Я сразу понял, что спрашивать у самих действующих лиц бессмысленно. Отличаясь непостоянством, ибо взгляды их противоречивы, они совершенно утратили представление о том, что противоречия следует как-то объяснять: они почитают германскую расу, но ненавидят «саксонскую» Америку; осуждают статьи Версальского договора, но рукоплескали подвигам блицкрига; они антисемиты, но исповедуют религию иудейского происхождения; они благословляют войну подводных лодок, но рьяно бранят британское пиратство; они изобличают империализм, но защищают и пропагандируют теорию жизненного пространства; они обожествляют Сан-Мартина, но считают ошибкой завоевание Америкой независимости; они применяют к действиям Англии канон Иисуса, а к действиям Германии — канон Заратустры.

Я также рассудил, что любая неуверенность предпочтительнее той, что породит диалог с этими кровными чадами хаоса, которых повторение весьма оригинальной формулы «я — аргентинец» как бы освобождает от чести и милосердия.

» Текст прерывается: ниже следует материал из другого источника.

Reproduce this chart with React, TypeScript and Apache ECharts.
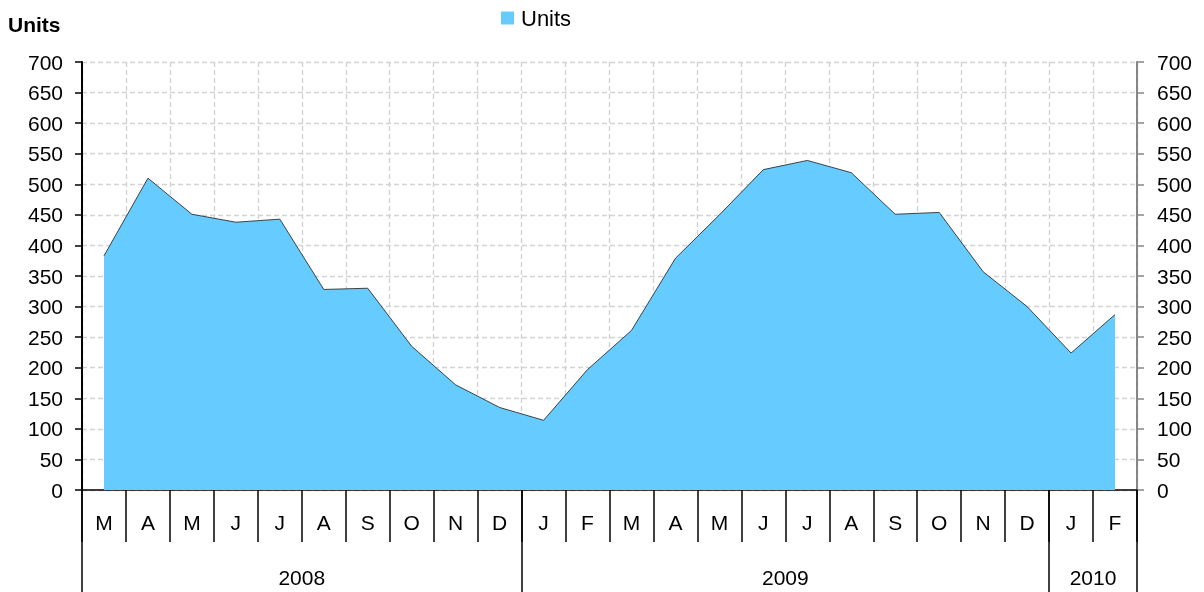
import React, { useEffect, useRef } from "react";
import * as echarts from "echarts";

const MONTHS = ["M", "A", "M", "J", "J", "A", "S", "O", "N", "D", "J", "F", "M", "A", "M", "J", "J", "A", "S", "O", "N", "D", "J", "F"];
const UNITS = [383, 510, 451, 438, 443, 328, 330, 235, 172, 135, 114, 197, 261, 379, 450, 524, 539, 519, 451, 454, 357, 300, 224, 287];
const YEARS = ["2008", "2009", "2010"];
const YEAR_MONTH_COUNTS = [10, 12, 2];
const Y_MIN = 0;
const Y_MAX = 700;
const Y_STEP = 50;

const FONT = "'Liberation Sans', Arial, sans-serif";

export default function App() {
  const ref = useRef<HTMLDivElement>(null);

  useEffect(() => {
    if (!ref.current) return;
    const chart = echarts.init(ref.current, null, { renderer: "svg" });

    const bounds: number[] = [0];
    const centers: number[] = [];
    YEAR_MONTH_COUNTS.forEach((c) => {
      const start = bounds[bounds.length - 1];
      centers.push(start + c / 2);
      bounds.push(start + c);
    });

    const gridLine = { show: true, lineStyle: { color: "#d3d3d3", type: [5, 3] as any, width: 1.4 } };

    chart.setOption({
      animation: false,
      title: {
        text: "Units",
        left: 3,
        top: 9,
        textStyle: { fontFamily: FONT, fontSize: 21, fontWeight: "bold", color: "#000" },
      },
      legend: {
        left: 496,
        top: 2,
        itemWidth: 13,
        itemHeight: 13,
        itemGap: 10,
        icon: "rect",
        textStyle: { fontFamily: FONT, fontSize: 22, color: "#000", padding: [0, 0, 0, 2] },
        data: ["Units"],
      },
      grid: { left: 82, right: 67, top: 62, bottom: 102, containLabel: false },
      xAxis: [
        {
          type: "category",
          data: MONTHS,
          boundaryGap: true,
          position: "bottom",
          axisLine: { show: true, lineStyle: { color: "#000", width: 1.5 } },
          axisTick: { show: true, interval: 0, length: 52, lineStyle: { color: "#000", width: 1.5 } },
          axisLabel: { interval: 0, margin: 22, fontFamily: FONT, fontSize: 21, color: "#000" },
          splitLine: { ...gridLine, interval: 0 },
        },
        {
          type: "value",
          min: 0,
          max: bounds[bounds.length - 1],
          position: "bottom",
          axisLine: { show: false },
          splitLine: { show: false },
          axisTick: { show: true, customValues: bounds, length: 104, lineStyle: { color: "#000", width: 1.5 } },
          axisLabel: {
            show: true,
            customValues: centers,
            margin: 77,
            fontFamily: FONT,
            fontSize: 21,
            color: "#000",
            formatter: (v: number) => {
              const i = centers.findIndex((c) => Math.abs(c - v) < 1e-6);
              return i >= 0 ? YEARS[i] : "";
            },
          },
        },
      ],
      yAxis: [
        {
          type: "value",
          min: Y_MIN,
          max: Y_MAX,
          interval: Y_STEP,
          position: "left",
          axisLine: { show: true, lineStyle: { color: "#000", width: 2 } },
          axisTick: { show: true, length: 7, lineStyle: { color: "#000", width: 1.5 } },
          axisLabel: { margin: 19, fontFamily: FONT, fontSize: 21, color: "#000" },
          splitLine: gridLine,
        },
        {
          type: "value",
          min: Y_MIN,
          max: Y_MAX,
          interval: Y_STEP,
          position: "right",
          axisLine: { show: true, lineStyle: { color: "#868686", width: 2 } },
          axisTick: { show: true, length: 7, lineStyle: { color: "#868686", width: 1.5 } },
          axisLabel: { margin: 20, fontFamily: FONT, fontSize: 21, color: "#000" },
          splitLine: { show: false },
        },
      ],
      series: [
        {
          name: "Units",
          type: "line",
          xAxisIndex: 0,
          yAxisIndex: 0,
          data: UNITS,
          symbol: "none",
          itemStyle: { color: "#66CCFF" },
          lineStyle: { color: "#1a1a1a", width: 0.8 },
          areaStyle: { color: "#66CCFF", opacity: 1 },
          z: 3,
        },
      ],
    });

    return () => chart.dispose();
  }, []);

  return <div ref={ref} style={{ position: "fixed", left: 0, top: 0, width: 1204, height: 592 }} />;
}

К тому же разве не растолковал нам Фрейд и не предчувствовал Уолт Уитмен, что людям приятно поменьше знать о глубинных мотивах своего поведения? Возможно, сказал я себе, магия слов «Париж» и «освобождение» настолько сильна, что приверженцы Гитлера позабыли о том, что эти слова означают разгром его армии. Наконец, я остановился на предположении, что правдоподобными объяснениями могут быть страсть к новостям и страх и простое ощущение реальности.

Прошло несколько дней, и как-то ночью книга и воспоминание принесли мне отгадку. Книга эта «Человек и сверхчеловек» Шоу, а пассаж, который я имею в виду, — метафизический сон Джона Таннера, где говорится, что весь ужас ада состоит в его нереальности, — теория, сопоставимая с теорией другого ирландца, Иоанна Скота Эриугены, который отрицал реальное существование греха и зла и заявлял, что все сотворенное, в том числе и дьявол, возвратится к Богу. Воспоминание же относилось к дню, являющемуся полной и мерзостной противоположностью 23 августа: это день 14 июня 1940 года. В этот день некий германофил, чье имя я не хочу называть, вошел в мой дом; еще стоя на пороге, он сообщил важную новость: нацистские войска оккупировали Париж. На меня нахлынуло смешанное чувство печали, отвращения, тревоги. Что-то мне самому непонятное озадачило меня: наглое ликование все же не объясняло ни громогласности гостя, ни его желания ошарашить новостью. Он прибавил, что очень скоро войска эти будут в Лондоне. Всякое сопротивление бесполезно, ничто не остановит победу Гитлера. Тут я понял, что он сам устрашен.

Не уверен, надо ли объяснять изложенные выше факты. Но их, пожалуй, можно бы истолковать следующим образом: для европейцев и американцев существует некий единственно возможный — порядок; тот порядок, который прежде носил имя Рима, а ныне является культурой Запада. Долгое время быть нацистом (разыгрывать пышущее энергией варварство, разыгрывать из себя викинга, татарина, конкистадора XVI века, гаучо, краснокожего) невозможно ни в интеллектуальном плане, ни в моральном. Нацизму, подобно преисподней Эриугены, присущ порок ирреальности. Для жизни он непригоден; люди могут лишь умирать ради него, лгать ради него, убивать и лить кровь ради него. Никто в сокровенном уединении своего «я» не может желать его торжества. Осмелюсь высказать такой парадокс: Гитлер хочет своего поражения. Неосознанно Гитлер содействует войскам, неотвратимо готовящим его гибель, как птицы с металлическими когтями и гидра (которые не могли не знать, что они чудовища) таинственным образом содействовали Геркулесу.